Did she expect me to make the first move? I thought women likes if when a man took on more duties and chores and that gets a woman in the mood? I did all that work and she pretty much rested bur once the kids were in the bed she was too tired. You hear it all the time. A man with a vacuum is a turn on. I guess the problem is this. I typically do most of the cooking anyway so maybe that was really nothing special to her that I cooked yesterday.
Was I wrong to expect some action on our 1st year anniversary? And ladies, don’t come at me like “well maybe she wanted you to just wait on her this time!”. I do the majority of the cooking in the house anyway.

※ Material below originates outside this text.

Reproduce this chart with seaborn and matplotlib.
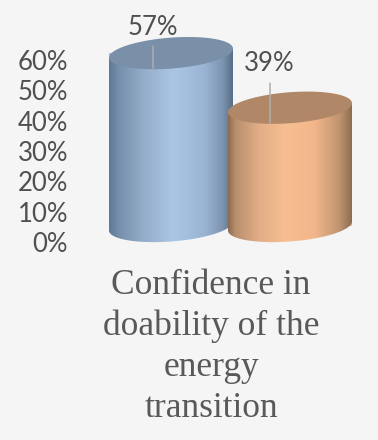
import numpy as np
import pandas as pd
import matplotlib
matplotlib.use("Agg")
import matplotlib.pyplot as plt
import seaborn as sns
from matplotlib.colors import LinearSegmentedColormap
from matplotlib.patches import Polygon

series = ["Series 1", "Series 2"]
values = [57, 39]
tick_values = [0, 10, 20, 30, 40, 50, 60]
tick_labels = ["0%", "10%", "20%", "30%", "40%", "50%", "60%"]
category = "Confidence in\ndoability of the\nenergy\ntransition"

W, H = 378, 440
BG = "#f5f5f5"
TXT = "#595959"
NUM = "#505050"
X0, XU = 171.0, 119.0       # px of first bar centre, px per category
Y0, YU = 242.0, 3.033       # px from top of value 0, px per value unit
base_lift = 16 / YU         # the 3D floor sits above the axis zero
tilt = 4.5 / YU
semi_y = 15.5 / YU

sns.set_theme(style="white", rc={"figure.facecolor": BG, "axes.facecolor": BG})
plt.rcParams["font.family"] = ["Lato", "DejaVu Sans"]

fig = plt.figure(figsize=(W / 100, H / 100), dpi=100)
ax = fig.add_axes([68 / W, 0, 1 - 68 / W, 1])
df = pd.DataFrame({"series": series, "value": values})
sns.barplot(data=df, x="series", y="value", hue="series",
            palette=["#a6c0de", "#f3b88c"], width=124 / XU,
            bottom=base_lift, legend=False, ax=ax, linewidth=0, zorder=1)

cmaps = [
    LinearSegmentedColormap.from_list("b", [(0, "#5f7a96"), (0.08, "#7690ac"), (0.28, "#94adc9"),
                                            (0.52, "#abc6e5"), (0.78, "#9ab3d2"), (0.92, "#7c94b0"), (1, "#586e87")]),
    LinearSegmentedColormap.from_list("o", [(0, "#8c6a4e"), (0.06, "#b98f6e"), (0.25, "#e2ae87"),
                                            (0.47, "#f7bf91"), (0.7, "#f2b68b"), (0.9, "#c0946f"), (1, "#8c6d52")]),
]
top_cols = ["#7a90a8", "#b08868"]
grad = np.linspace(0, 1, 256).reshape(1, -1)
t_low = np.linspace(np.pi, 2 * np.pi, 100)
t_all = np.linspace(0, 2 * np.pi, 200)

for i, bar in enumerate(ax.patches):
    xl, w = bar.get_x(), bar.get_width()
    cx, a = xl + w / 2, w / 2
    yb = bar.get_y()
    yt = yb + bar.get_height()
    low = np.c_[cx + a * np.cos(t_low), yb + tilt * np.cos(t_low) + semi_y * np.sin(t_low)]
    body = np.vstack([[xl, yt - tilt], low, [xl + w, yt + tilt]])
    z = 2 + 2 * i
    im = ax.imshow(grad, cmap=cmaps[i], aspect="auto", zorder=z,
                   extent=(xl, xl + w, yb - 40, yt + 40))
    clip = Polygon(body, closed=True, transform=ax.transData)
    im.set_clip_path(clip)
    top = np.c_[cx + a * np.cos(t_all), yt + tilt * np.cos(t_all) + semi_y * np.sin(t_all)]
    ax.add_patch(Polygon(top, closed=True, fc=top_cols[i], ec="none", zorder=z + 0.5))

ax.set_xlim((68 - X0) / XU, (W - X0) / XU)
ax.set_ylim((Y0 - H) / YU, Y0 / YU)
ax.set_yticks(tick_values, tick_labels, fontsize=18.5, color=NUM)
ax.set_xticks([])
ax.set_xlabel("")
ax.set_ylabel("")
ax.tick_params(axis="y", length=0, pad=0)
sns.despine(ax=ax, left=True, bottom=True)

# data labels and leader lines
label_x = [(153 - X0) / XU, 1 + (269.5 - X0 - XU) / XU]
label_dy = [(Y0 - 27) / YU, (Y0 - 63) / YU]
leader_top = [(Y0 - 46) / YU, (Y0 - 83) / YU]
leader_end = [(Y0 - 68) / YU, (Y0 - 123) / YU]
for i, v in enumerate(values):
    x = label_x[i]
    ax.plot([x, x], [leader_end[i], leader_top[i]], color="#aeaeae", lw=1.1, zorder=10)
    ax.text(x, label_dy[i], f"{v}%", ha="center", va="center", fontsize=18.5,
            color=NUM, zorder=11)

ax.text((211 - X0) / XU, (Y0 - 347) / YU, category, ha="center", va="center",
        fontsize=25.5, color=TXT, family=["Liberation Serif", "DejaVu Serif"], linespacing=1.31)

fig.savefig("out.png", dpi=100, facecolor=BG)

Was I wrong to expect sex or at least a little action from my wife?
My Response:
Dear House Hubby;
Let’s start off with the fact that it is your one year anniversary but you have teenage kids? Technically it may be your one year anniversary but I am assuming that you have been together for much longer than a year since you have teenage kids together. With that said, an anniversary is an anniversary, and although you do not have a job at the moment and normally cook, she needs to appreciate the fact that you do a lot around the house and for the kids. You need to sit down with your wife and tell her how you feel. Communication is key and if you do not talk to each other then nothing is going to change. She may think it is okay for you to do everything since you are not working at the moment, but the fact that you cooked, she should have helped clean up and do the dishes. Especially since it was your anniversary and all. I know it isn’t right and I think that your wife should have maybe set something up in the bedroom while you were out there being the ‘house wife’; but you also could have just tried spicing it up in the bedroom; especially after you saw she was not about to do anything. Again, I really think this should have been her move, since she didn’t do anything else the entire night, so I can understand how you are feeling. Talk to your wife, just because you are unemployed at the current moment does not mean she doesn’t have to help you around the house. On another note: Your kids are teenagers, they need to start helping you around the house. You could have had your kids clean up the kitchen so that mom and dad can enjoy their anniversary time together. Find a way to find a balance in your life and in your relationship.